» **Exercise prompt**
Output the full listing below exactly as it reads, and skip anything that is a picture.

» **Given data**
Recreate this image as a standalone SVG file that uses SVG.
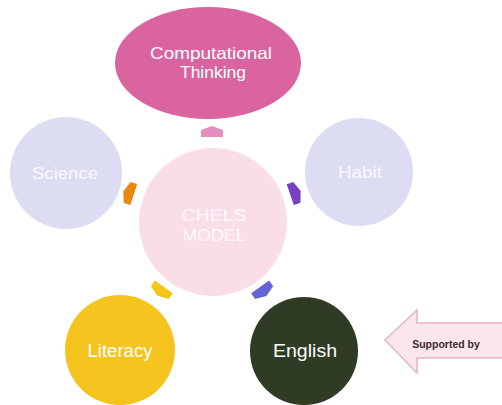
<svg xmlns="http://www.w3.org/2000/svg" width="502" height="405" viewBox="0 0 502 405">
<style>
.t{font-family:"Liberation Sans",Arial,sans-serif;fill:#ffffff;text-anchor:middle}
</style>
<defs>
<polygon id="chev" points="-11,5 11,5 11,-2 0,-6 -11,-2"/>
</defs>
<rect width="502" height="405" fill="#ffffff"/>
<g id="computational-thinking">
<ellipse cx="208" cy="63" rx="93" ry="56" fill="#d9649f"/>
<text class="t" x="211" y="59" font-size="16.5" textLength="122" lengthAdjust="spacingAndGlyphs">Computational</text>
<text class="t" x="213" y="78" font-size="16.5" textLength="66" lengthAdjust="spacingAndGlyphs">Thinking</text>
</g>
<g id="science">
<circle cx="66" cy="173" r="56" fill="#dcdcf2"/>
<text class="t" x="65" y="179" font-size="17" textLength="66" lengthAdjust="spacingAndGlyphs" fill-opacity="0.85">Science</text>
</g>
<g id="habit">
<circle cx="359" cy="172" r="54" fill="#dcdcf2"/>
<text class="t" x="360" y="178" font-size="17" textLength="44" lengthAdjust="spacingAndGlyphs" fill-opacity="0.85">Habit</text>
</g>
<g id="chels-model">
<circle cx="213" cy="222" r="74" fill="#f9dde9"/>
<text class="t" x="214" y="221" font-size="17" textLength="65" lengthAdjust="spacingAndGlyphs" fill-opacity="0.8">CHELS</text>
<text class="t" x="214" y="241" font-size="17" textLength="63" lengthAdjust="spacingAndGlyphs" fill-opacity="0.8">MODEL</text>
</g>
<g id="literacy">
<circle cx="120" cy="350" r="55" fill="#f6c41e"/>
<text class="t" x="120" y="357" font-size="17.5" textLength="65" lengthAdjust="spacingAndGlyphs">Literacy</text>
</g>
<g id="english">
<circle cx="304" cy="351" r="54" fill="#2f3b24"/>
<text class="t" x="305" y="357" font-size="18" textLength="64" lengthAdjust="spacingAndGlyphs">English</text>
</g>
<g id="supported-by">
<polygon points="385,340 417,310 417,323 503,323 503,358 417,358 417,373" fill="#fce6ee" stroke="#e2b6c4" stroke-width="1.5"/>
<text x="446" y="348" font-family="'Liberation Sans',Arial,sans-serif" font-size="10.5" font-weight="bold" fill="#3a2a2e" text-anchor="middle">Supported by</text>
</g>
<g id="connectors">
<use href="#chev" transform="translate(212,132)" fill="#e58fc0"/>
<use href="#chev" transform="translate(129,193) rotate(-72)" fill="#e8890c"/>
<use href="#chev" transform="translate(295,193) rotate(71)" fill="#7442c2"/>
<use href="#chev" transform="translate(161,291) rotate(-144)" fill="#f5c518"/>
<use href="#chev" transform="translate(263,291) rotate(145)" fill="#6464d4"/>
</g>
</svg>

» **Solved exercise**
Recreate this image as a standalone SVG file that uses SVG.
<svg xmlns="http://www.w3.org/2000/svg" width="502" height="405" viewBox="0 0 502 405">
<style>
.t{font-family:"Liberation Sans",Arial,sans-serif;fill:#ffffff;text-anchor:middle}
</style>
<defs>
<polygon id="chev" points="-11,5 11,5 11,-2 0,-6 -11,-2"/>
</defs>
<rect width="502" height="405" fill="#ffffff"/>
<g id="computational-thinking">
<ellipse cx="208" cy="63" rx="93" ry="56" fill="#d9649f"/>
<text class="t" x="211" y="59" font-size="16.5" textLength="122" lengthAdjust="spacingAndGlyphs">Computational</text>
<text class="t" x="213" y="78" font-size="16.5" textLength="66" lengthAdjust="spacingAndGlyphs">Thinking</text>
</g>
<g id="science">
<circle cx="66" cy="173" r="56" fill="#dcdcf2"/>
<text class="t" x="65" y="179" font-size="17" textLength="66" lengthAdjust="spacingAndGlyphs" fill-opacity="0.85">Science</text>
</g>
<g id="habit">
<circle cx="359" cy="172" r="54" fill="#dcdcf2"/>
<text class="t" x="360" y="178" font-size="17" textLength="44" lengthAdjust="spacingAndGlyphs" fill-opacity="0.85">Habit</text>
</g>
<g id="chels-model">
<circle cx="213" cy="222" r="74" fill="#f9dde9"/>
<text class="t" x="214" y="221" font-size="17" textLength="65" lengthAdjust="spacingAndGlyphs" fill-opacity="0.8">CHELS</text>
<text class="t" x="214" y="241" font-size="17" textLength="63" lengthAdjust="spacingAndGlyphs" fill-opacity="0.8">MODEL</text>
</g>
<g id="literacy">
<circle cx="120" cy="350" r="55" fill="#f6c41e"/>
<text class="t" x="120" y="357" font-size="17.5" textLength="65" lengthAdjust="spacingAndGlyphs">Literacy</text>
</g>
<g id="english">
<circle cx="304" cy="351" r="54" fill="#2f3b24"/>
<text class="t" x="305" y="357" font-size="18" textLength="64" lengthAdjust="spacingAndGlyphs">English</text>
</g>
<g id="supported-by">
<polygon points="385,340 417,310 417,323 503,323 503,358 417,358 417,373" fill="#fce6ee" stroke="#e2b6c4" stroke-width="1.5"/>
<text x="446" y="348" font-family="'Liberation Sans',Arial,sans-serif" font-size="10.5" font-weight="bold" fill="#3a2a2e" text-anchor="middle">Supported by</text>
</g>
<g id="connectors">
<use href="#chev" transform="translate(212,132)" fill="#e58fc0"/>
<use href="#chev" transform="translate(129,193) rotate(-72)" fill="#e8890c"/>
<use href="#chev" transform="translate(295,193) rotate(71)" fill="#7442c2"/>
<use href="#chev" transform="translate(161,291) rotate(-144)" fill="#f5c518"/>
<use href="#chev" transform="translate(263,291) rotate(145)" fill="#6464d4"/>
</g>
</svg>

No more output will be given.